Deep in the Sweet Melancholy

In the movie Elizabethtown, the character Drew Baylor stands in his aunt's kitchen with a group of new-to-him relatives following his father's viewing. While visiting estranged family in Kentucky, Drew's father had passed away from a heart attack and Drew was sent by his mother and sister from Oregon to take care of the funeral and bring his father's remains home. Chaos ensues. In this particular scene, the night is warm, the light is low, they're obviously tired both physically and emotionally, yet they're smiling as they revel in a sweet melancholy that often follows traumatic life events. 

I love this scene. It calls to mind a difficult-to-describe sentimentality that you have to experience to understand. It is this almost peaceful longing, a reverent recall of difficult times. As if the slow let down  that happens following the adrenaline rush and fear, provides its own serotonin release, cementing a beautiful nostalgia all its own.

This is what my family experienced in the month following my heart transplant.

As you recall, my miracle phone call happened on December 14th 2023, with surgery taking place in the wee hours of the morning of December 15th--just in time for the holidays. I had a record recovery and left the hospital eight days after surgery--it would have been seven but I begged for one more day to learn how to manage my medications and get a hold on my blood sugars. Nevertheless, I was released from the hospital on December 23rd--just in time to celebrate Christmas with my family.

Coming home from the hospital felt a lot like bringing home a newborn infant. For me it meant a whole new way of life. While I had gone through a lot of training on medications and things to watch for, I felt unprepared and scared. My body did not feel like my own. I was weak and sore and dependent on everyone around me--something I wasn't used to. Even showering was a new experience with procedures and regimens that needed following and for which I needed assistance. It was bewildering. 

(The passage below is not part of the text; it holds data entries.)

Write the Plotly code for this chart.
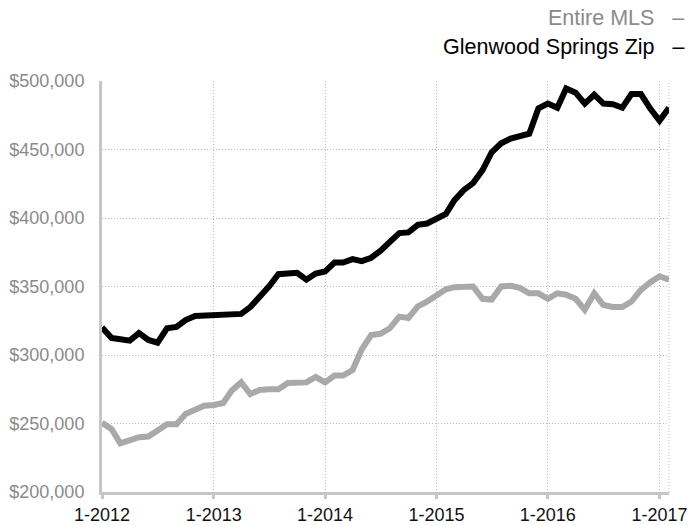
import pandas as pd
import plotly.graph_objects as go

# ---- data (values in dollars) ----
start_month = "2012-01-01"
n_months = 62
entire_mls = [250.5, 246, 235.5, 237.5, 240, 240.5, 245, 249.5, 249.5, 257, 260, 263,
              263.5, 265, 274, 280, 271.5, 274.5, 275, 275, 279.5, 280, 280, 284,
              280, 285, 285, 289, 304, 314.5, 315.5, 319.5, 328, 327, 335.5, 339,
              344, 348, 349.5, 350, 350, 341, 340.5, 350, 350.5, 349, 345, 345,
              341, 345, 344, 341, 333, 345, 336.5, 335, 335, 339, 347.5, 353,
              357.5, 355]
glenwood = [320, 312.5, 311.5, 310.5, 316, 311, 309, 319.5, 320.5, 325.5, 328.5, 329,
            329.5, 330, 329.5, 330, 335, 342.5, 350, 359, 359.5, 360, 355, 359.5,
            361, 367.5, 367.5, 370, 368.5, 371, 376, 383, 389, 389.5, 395, 396,
            399.5, 403, 413, 420.5, 425.5, 435, 448, 454.5, 458, 460, 461.5, 480,
            483.5, 480.5, 494.5, 491.5, 483.5, 490, 483.5, 483, 480.5, 490.5, 490.5, 480,
            471, 480.5]
entire_mls = [v * 1000 for v in entire_mls]
glenwood = [v * 1000 for v in glenwood]
tick_dates = ["2012-01-01", "2013-01-01", "2014-01-01", "2015-01-01", "2016-01-01", "2017-01-01"]
tick_labels = ["1-2012", "1-2013", "1-2014", "1-2015", "1-2016", "1-2017"]
series_names = ["Entire MLS", "Glenwood Springs Zip"]

dates = pd.date_range(start_month, periods=n_months, freq="MS")

FONT = "Liberation Sans, Arial, Helvetica, sans-serif"
GRAY_LINE = "#a9a9a9"
AXIS_C = "#c6c6c6"
GRID_C = "#bdbdbd"

fig = go.Figure()
fig.add_trace(go.Scatter(x=dates, y=entire_mls, mode="lines", name=series_names[0],
                         line=dict(color=GRAY_LINE, width=6), showlegend=False))
fig.add_trace(go.Scatter(x=dates, y=glenwood, mode="lines", name=series_names[1],
                         line=dict(color="#000000", width=6), showlegend=False))

fig.update_layout(
    width=691, height=525,
    margin=dict(l=102, r=22, t=81, b=33),
    paper_bgcolor="white", plot_bgcolor="white",
    font=dict(family=FONT, size=18),
    xaxis=dict(
        type="date", range=[dates[0], dates[-1]],
        tickvals=tick_dates, ticktext=tick_labels,
        tickfont=dict(color="#111111", size=18),
        showgrid=True, gridcolor=GRID_C, griddash="1px,2px", gridwidth=1,
        showline=True, linecolor=AXIS_C, linewidth=3,
        ticks="outside", ticklen=4, tickwidth=3, tickcolor=AXIS_C,
        zeroline=False, fixedrange=True, automargin=False,
    ),
    yaxis=dict(
        range=[200000, 500000], dtick=50000, tickprefix="$", tickformat=",",
        tickfont=dict(color="#8a8a8a", size=18),
        showgrid=True, gridcolor=GRID_C, griddash="1px,2px", gridwidth=1,
        showline=True, linecolor=AXIS_C, linewidth=3,
        ticks="outside", ticklen=11, tickcolor="rgba(0,0,0,0)",
        zeroline=False, fixedrange=True, automargin=False,
    ),
)

# right edge dotted border
fig.add_shape(type="line", xref="paper", yref="paper", x0=1, x1=1, y0=0, y1=1,
              line=dict(color=GRID_C, width=1, dash="1px,2px"), layer="below")

# legend (text, then dash on the right)
fig.add_annotation(xref="paper", yref="paper", x=1.03, y=1.153, xanchor="right", yanchor="middle",
                   text=series_names[0] + "\u00a0\u00a0\u00a0\u2013", showarrow=False,
                   font=dict(family=FONT, size=21.5, color="#8a8a8a"))
fig.add_annotation(xref="paper", yref="paper", x=1.03, y=1.083, xanchor="right", yanchor="middle",
                   text=series_names[1] + "\u00a0\u00a0\u00a0\u2013", showarrow=False,
                   font=dict(family=FONT, size=21.5, color="#000000"))

fig.write_html("out.html", config={"displayModeBar": False},
               post_script="document.body.style.margin='0';document.body.style.overflow='hidden';")
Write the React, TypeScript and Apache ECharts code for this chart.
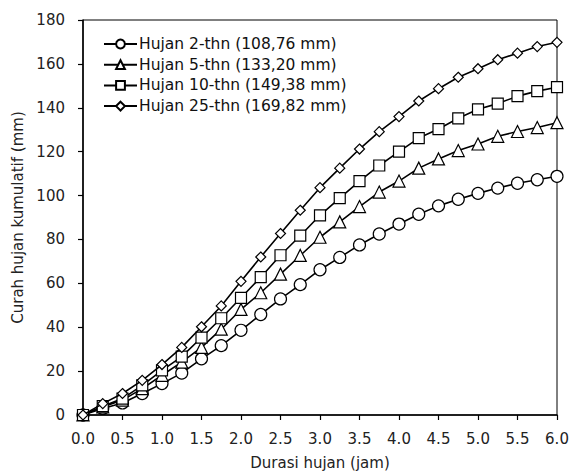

As I was so fresh from transplant, I basically had no immune system. My transplant team asked us to keep visitors to a minimum. We decided to basically act like it was the 2020 pandemic again and go on lockdown. Our married daughter came back home with her husband, our college-age sons moved back in (it was winter break anyway), and we hunkered down. Even though surgery had gone well and my recovery was, for all intents and purposes, on track, we were still taking things day by day. 

We fell into a rhythm of sorts: wake up, take medicine, check all my vital signs, make our way to the family room, take medicine, eat cheese (seriously, we ate six pounds of cheese), take medicine, assemble legos, take medicine, share a meal, take medicine, make the strenuous journey up the stairs to my room and take all of my vitals again, take medicine, make our way to bed for a restless night of worry and night sweats (oh, the joyous transplant medication side effects).

There were the inevitable excursions out to the lab, the pharmacy, or to the hospital for right heart caths and biopsies. I hated those times. Those days were long for me. I could barely walk across a room, let alone last an entire day navigating the halls of the University of Utah hospital. I was expected to arrive, fasting, at the hospital usually before 7:45 a.m. for my then weekly biopsies to check the progress of my heart's healing and monitor any signs of rejection, and we wouldn't arrive back home before 5:00 p.m. Thankfully, neighbors and friends often provided dinner for our little tribe on those harrowing days. 

For me, just the like the early weeks of motherhood, the days were simple but hard.

The holidays came and went and we existed in our own little bubble. 

No Christmas Eve parties. No family Christmas dinners. No Sunday services. No New Year's Eve party. Just the seven of us gathered around the six-pound block of Muenster and the Titanic lego set.

The thing is, however, when we each think back on that Christmas and holiday season we each remember it with this deep, sweet nostalgia for the melancholy of that time. And though this is just my retelling of that season, we talk about it in a similar way. While we're all grateful to have moved on and healed from that winter of 2023-24 we all express a longing, if you will, for those simple-but-hard days.

There can be a pulling together, a unifying in times like these. Where difficult events often force change--change in our lives and changes in ourselves--nostalgia pulls us back together. Whether it arises through grief brought on by loss or through the emotional release that takes place following periods of great stress, this sense of exhausted tranquility helps us process intense feelings into something--well, transcendent.

Call it a coping mechanism, call it delusion--call it what you will--but I call this experience a blessing for enduring well the hardships life throws our way.

I can recall one other time when I felt deep in this sweet melancholy before. It was after the passing of my brother. At the end of a long, emotional day of funeral planning we had gathered in the office of his home to go through some papers and photos. It was a warm summer night, not unlike that scene from Elizabethtown. We ended up crying and laughing, laughing and crying into the night, remembering better, easier, more innocent times. Recalling times when laughter came without tears, when memories were either good or bad, when we were uninformed on the nuances and complexities of adult relationships, and we simply would not have been able to fathom a world where joy and sorrow could exist side by side, and the understanding that we are all better for it. 

A world before we knew the longing for simple-but-hard times--and the joy of a six-pound block of cheese.